[Records with drawing code]
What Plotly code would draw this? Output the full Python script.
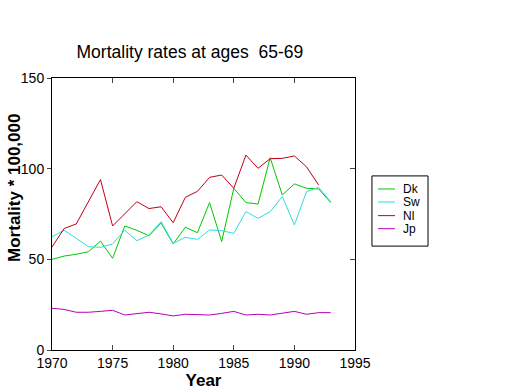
import plotly.graph_objects as go

years = list(range(1970, 1994))
dk = [50, 51.8, 52.8, 54.2, 60, 50.6, 68.4, 66, 63, 70, 58.5, 67.7, 64.7, 81.3, 59.8, 89.2, 81.3, 80.5, 106, 85.5, 91.6, 89.2, 88.8, 81.3]
sw = [62.5, 66, 61.6, 57, 56.6, 58.5, 66, 60.3, 63.4, 70.8, 58.8, 62.1, 61, 66.2, 65.8, 64.3, 76.3, 72.6, 76.3, 84.6, 69, 87.3, 89.7, 81.8]
nl_years = list(range(1970, 1993))
nl = [56.8, 67, 69.5, 81.8, 94, 68.4, 75, 81.8, 78, 79, 70.2, 84.2, 87.5, 95.2, 96.5, 89.2, 107.5, 100.2, 105.5, 105.7, 107, 101, 91]
jp = [23, 22.4, 20.8, 20.8, 21.3, 21.9, 19.3, 20.2, 20.8, 19.9, 18.8, 19.7, 19.7, 19.3, 20.2, 21.3, 19.3, 19.7, 19.3, 20.2, 21.3, 19.7, 20.6, 20.6]

x_ticks = [1970, 1975, 1980, 1985, 1990, 1995]
y_ticks = [0, 50, 100, 150]

font = "Liberation Sans, Arial, sans-serif"
fig = go.Figure()
series = [("Dk", years, dk, "#00c800"), ("Sw", years, sw, "#30dcdc"),
          ("Nl", nl_years, nl, "#c00010"), ("Jp", years, jp, "#b400b4")]
for name, xs, ys, c in series:
    fig.add_trace(go.Scatter(x=xs, y=ys, mode="lines", name=name, showlegend=False,
                             line=dict(color=c, width=1)))

# hand-drawn legend box (paper coordinates)
L = dict(x0=1.056, x1=1.241, y0=0.382, y1=0.640)
shapes = [dict(type="rect", xref="paper", yref="paper", line=dict(color="black", width=1),
               fillcolor="white", **L)]
annotations = []
entry_y = [0.592, 0.544, 0.494, 0.446]
for (name, _, _, c), yy in zip(series, entry_y):
    shapes.append(dict(type="line", xref="paper", yref="paper", x0=1.076, x1=1.132,
                       y0=yy, y1=yy, line=dict(color=c, width=1)))
    annotations.append(dict(text=name, xref="paper", yref="paper", x=1.152, y=yy,
                            xanchor="left", yanchor="middle", showarrow=False,
                            font=dict(size=12, family=font, color="black")))
# y-axis title
annotations.append(dict(text="<b>Mortality * 100,000</b>", xref="paper", yref="paper",
                        x=-0.122, y=0.596, xanchor="center", yanchor="middle",
                        textangle=-90, showarrow=False,
                        font=dict(size=17, family=font, color="black")))

fig.update_layout(
    width=520, height=390,
    margin=dict(l=52, r=165, t=78, b=40),
    paper_bgcolor="white", plot_bgcolor="white",
    font=dict(family=font, color="black", size=14),
    showlegend=False,
    title=dict(text="Mortality rates at ages  65-69", x=0.455, xref="paper", xanchor="center",
               y=0.867, yref="container", yanchor="middle",
               font=dict(family=font, size=17.5, color="black")),
    xaxis=dict(range=[1970, 1995], tickvals=x_ticks, ticks="inside", ticklen=5,
               showline=True, linecolor="black", linewidth=1, mirror="ticks",
               showgrid=False, zeroline=False, automargin=False,
               title=dict(text="<b>Year</b>", font=dict(size=17), standoff=0),
               tickfont=dict(size=14)),
    yaxis=dict(range=[0, 150], tickvals=y_ticks, ticks="outside", ticklen=4,
               showline=True, linecolor="black", linewidth=1, mirror=True,
               showgrid=False, zeroline=False, automargin=False,
               tickfont=dict(size=14)),
    yaxis2=dict(range=[0, 150], tickvals=y_ticks, overlaying="y", side="right",
                ticks="inside", ticklen=5, showticklabels=False, showgrid=False,
                zeroline=False, showline=False, automargin=False),
    shapes=shapes,
    annotations=annotations,
)
fig.add_trace(go.Scatter(x=[1970], y=[0], yaxis="y2", mode="markers",
                         marker=dict(opacity=0), showlegend=False, hoverinfo="skip"))
fig.write_html("out.html", config={"displayModeBar": False},
               post_script="document.body.style.margin='0px';document.body.style.overflow='hidden';")
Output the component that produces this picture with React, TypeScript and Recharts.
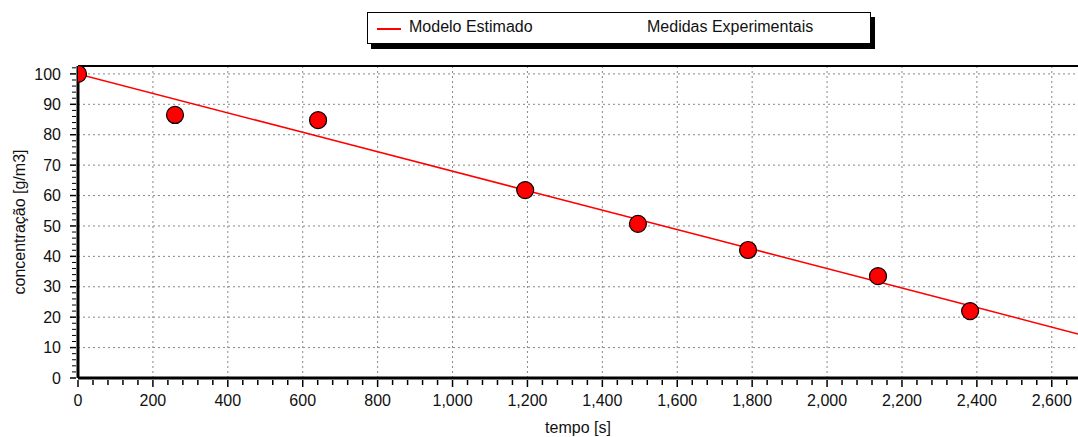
import React from 'react'
import {
  ComposedChart,
  Line,
  Scatter,
  XAxis,
  YAxis,
  ReferenceLine,
} from 'recharts'

// modelo estimado (linha)
const modelTimes = [0, 600, 1200, 1800, 2400, 2670]
const modelValues = [100, 80.8, 61.6, 42.4, 23.2, 14.5]

// medidas experimentais (pontos)
const measTimes = [0, 259, 641, 1194, 1495, 1789, 2136, 2382]
const measValues = [100, 86.5, 84.8, 61.8, 50.7, 42.1, 33.5, 22]

const xTicks = [0, 200, 400, 600, 800, 1000, 1200, 1400, 1600, 1800, 2000, 2200, 2400, 2600]
const xMinorTicks = Array.from({ length: 67 }, (_, i) => i * 40)
const yTicks = [0, 10, 20, 30, 40, 50, 60, 70, 80, 90, 100]
const yMinorTicks = Array.from({ length: 52 }, (_, i) => i * 2)
const yTop = 102.6

const modelData = modelTimes.map((t, i) => ({ t, v: modelValues[i] }))
const measData = measTimes.map((t, i) => ({ t, v: measValues[i] }))

const font = '"Liberation Sans", Arial, sans-serif'

const LegendBox = () => (
  <div
    style={{
      position: 'absolute',
      left: 367,
      top: 12,
      width: 502,
      height: 30,
      border: '1px solid #000',
      background: '#fff',
      boxShadow: '4px 5px 0 #000',
      fontFamily: font,
      fontSize: 16,
      color: '#111',
      zIndex: 2,
    }}
  >
    <div style={{ position: 'absolute', left: 9, top: 15, width: 24, height: 2, background: '#ff0000' }} />
    <span style={{ position: 'absolute', left: 41, top: 5 }}>Modelo Estimado</span>
    <span style={{ position: 'absolute', left: 279, top: 5 }}>Medidas Experimentais</span>
  </div>
)

const Dot = (props: any) => (
  <circle cx={props.cx} cy={props.cy} r={8.5} fill="#ff0000" stroke="#000" strokeWidth={1.2} />
)

// x ticks: minor marks every 40, label + longer mark every 200
const XTick = (props: any) => {
  const { x, y, payload } = props
  const v = payload.value
  const major = v % 200 === 0
  return (
    <g>
      <line x1={x} x2={x} y1={y} y2={y + (major ? 7 : 5)} stroke="#000" strokeWidth={1.5} />
      {major && (
        <text x={x} y={y + 15} dy="0.71em" textAnchor="middle" fill="#111" fontSize={16} fontFamily={font}>
          {v.toLocaleString('en-US')}
        </text>
      )}
    </g>
  )
}

// y ticks: minor marks every 2, label every 10
const YTick = (props: any) => {
  const { x, y, payload } = props
  const v = payload.value
  const major = v % 10 === 0
  return (
    <g>
      <line x1={x} x2={x - (major ? 6 : 4)} y1={y} y2={y} stroke="#000" strokeWidth={major ? 1.5 : 1} />
      {major && (
        <text x={x - 15} y={y} dy="0.355em" textAnchor="end" fill="#111" fontSize={16} fontFamily={font}>
          {v}
        </text>
      )}
    </g>
  )
}

const YLabel = (props: any) => {
  const vb = props.viewBox || {}
  const cy = (vb.y || 0) + (vb.height || 0) / 2
  return (
    <text
      x={19}
      y={cy}
      transform={`rotate(-90, 19, ${cy})`}
      textAnchor="middle"
      dominantBaseline="central"
      fill="#111"
      fontSize={16}
      fontFamily={font}
    >
      concentração [g/m3]
    </text>
  )
}

export default function App() {
  return (
    <div style={{ position: 'absolute', left: 0, top: 0, width: 1078, height: 437, background: '#fff' }}>
      <LegendBox />
      <ComposedChart
        width={1078}
        height={437}
        margin={{ top: 66, right: 0, bottom: 0, left: 0 }}
      >
        <XAxis
          type="number"
          dataKey="t"
          domain={[0, 2670]}
          allowDataOverflow
          ticks={xMinorTicks}
          interval={0}
          tick={<XTick />}
          tickSize={0}
          tickLine={false}
          axisLine={{ stroke: '#000', strokeWidth: 3 }}
          height={59}
          label={{ value: 'tempo [s]', position: 'insideBottom', offset: 4, fill: '#111', fontSize: 16, fontFamily: font }}
        />
        <YAxis
          type="number"
          domain={[0, yTop]}
          allowDataOverflow
          ticks={yMinorTicks}
          interval={0}
          tick={<YTick />}
          tickSize={0}
          tickLine={false}
          axisLine={{ stroke: '#000', strokeWidth: 3 }}
          width={78}
          label={<YLabel />}
        />
        {/* dashed grid at the labelled ticks */}
        {xTicks.slice(1).map((t) => (
          <ReferenceLine key={'gx' + t} x={t} stroke="#888" strokeDasharray="2 3" />
        ))}
        {yTicks.slice(1).map((t) => (
          <ReferenceLine key={'gy' + t} y={t} stroke="#888" strokeDasharray="2 3" />
        ))}
        <ReferenceLine y={yTop} stroke="#000" strokeWidth={2} ifOverflow="visible" />
        <Line
          data={modelData}
          dataKey="v"
          type="linear"
          stroke="#ff0000"
          strokeWidth={1.5}
          dot={false}
          activeDot={false}
          isAnimationActive={false}
          name="Modelo Estimado"
        />
        <Scatter
          data={measData}
          dataKey="v"
          shape={Dot}
          isAnimationActive={false}
          name="Medidas Experimentais"
        />
      </ComposedChart>
    </div>
  )
}
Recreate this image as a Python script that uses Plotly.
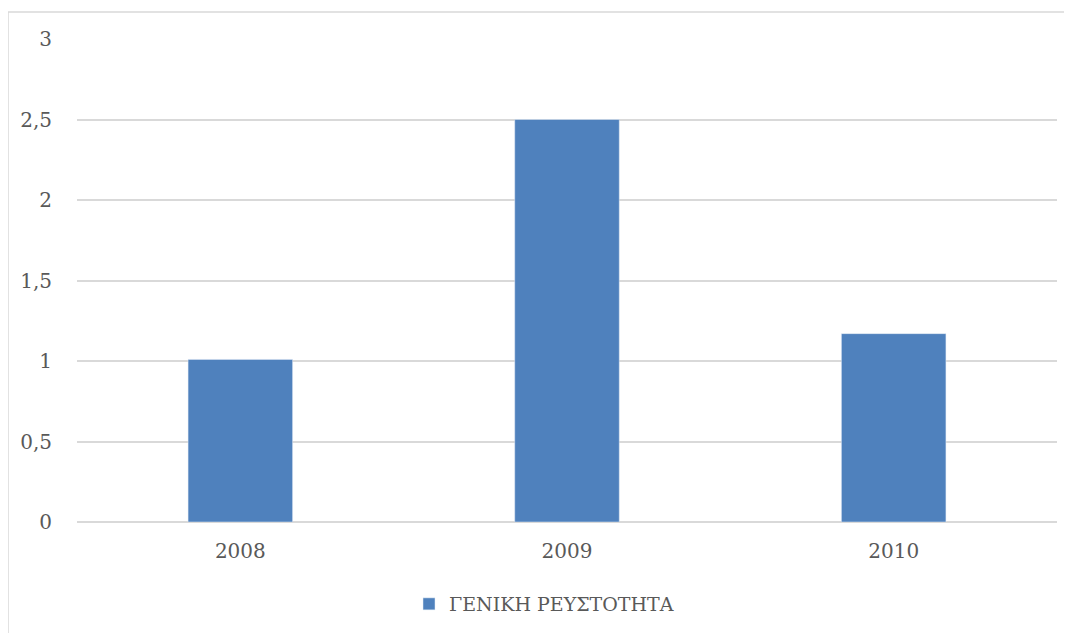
import plotly.graph_objects as go

years = ["2008", "2009", "2010"]
values = [1.01, 2.5, 1.17]
series_name = "ΓΕΝΙΚΗ ΡΕΥΣΤΟΤΗΤΑ"

# page is offset by the default 8px body margin
OFF = 8
W, H = 1072, 633
L, R, T, B = 77 - OFF, 1072 - (1057 - OFF), 39 - OFF, 633 - (522 - OFF)
pw, ph = W - L - R, H - T - B

def px_x(x):
    return (x - OFF - L) / pw

def px_y(y):
    return (H - B - (y - OFF)) / ph

font = dict(family="DejaVu Serif, Liberation Serif, serif", size=20, color="#595959")
lfont = dict(family="DejaVu Serif, Liberation Serif, serif", size=19, color="#595959")

fig = go.Figure(go.Bar(x=years, y=values, name=series_name, marker_color="#4F81BD",
                       showlegend=True))

fig.update_layout(
    width=W, height=H,
    margin=dict(l=L, r=R, t=T, b=B, autoexpand=False),
    paper_bgcolor="white", plot_bgcolor="white",
    separators=",.",
    font=font,
    bargap=0.68,
    showlegend=True,
    legend=dict(orientation="h", x=px_x(544), xanchor="center", y=px_y(604), yanchor="middle",
                font=lfont, itemwidth=30),
    xaxis=dict(showgrid=False, showline=False, ticks="", ticklabelstandoff=15, tickfont=font),
    yaxis=dict(range=[0, 3], dtick=0.5, showgrid=True, gridcolor="#D9D9D9", gridwidth=1.5,
               zeroline=True, zerolinecolor="#D9D9D9", zerolinewidth=1.5,
               showline=False, ticks="", ticklabelstandoff=24, tickfont=font),
    shapes=[dict(type="rect", xref="paper", yref="paper",
                 x0=px_x(8), x1=px_x(1090), y0=px_y(660), y1=px_y(12),
                 line=dict(color="#D9D9D9", width=1.5), fillcolor="rgba(0,0,0,0)", layer="below")],
)

fig.write_html("out.html")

• What is being asked: Nothing but the lines from the one with "Output the component" down to the one with "const measValues = [100, 86.5, 84.8, 61.8, 50.7, 42.1, 33.5, 22]" should be printed, both of them included. Leave out the pictures.

• Written solution:
Output the component that produces this picture with React, TypeScript and Recharts.
import React from 'react'
import {
  ComposedChart,
  Line,
  Scatter,
  XAxis,
  YAxis,
  ReferenceLine,
} from 'recharts'

// modelo estimado (linha)
const modelTimes = [0, 600, 1200, 1800, 2400, 2670]
const modelValues = [100, 80.8, 61.6, 42.4, 23.2, 14.5]

// medidas experimentais (pontos)
const measTimes = [0, 259, 641, 1194, 1495, 1789, 2136, 2382]
const measValues = [100, 86.5, 84.8, 61.8, 50.7, 42.1, 33.5, 22]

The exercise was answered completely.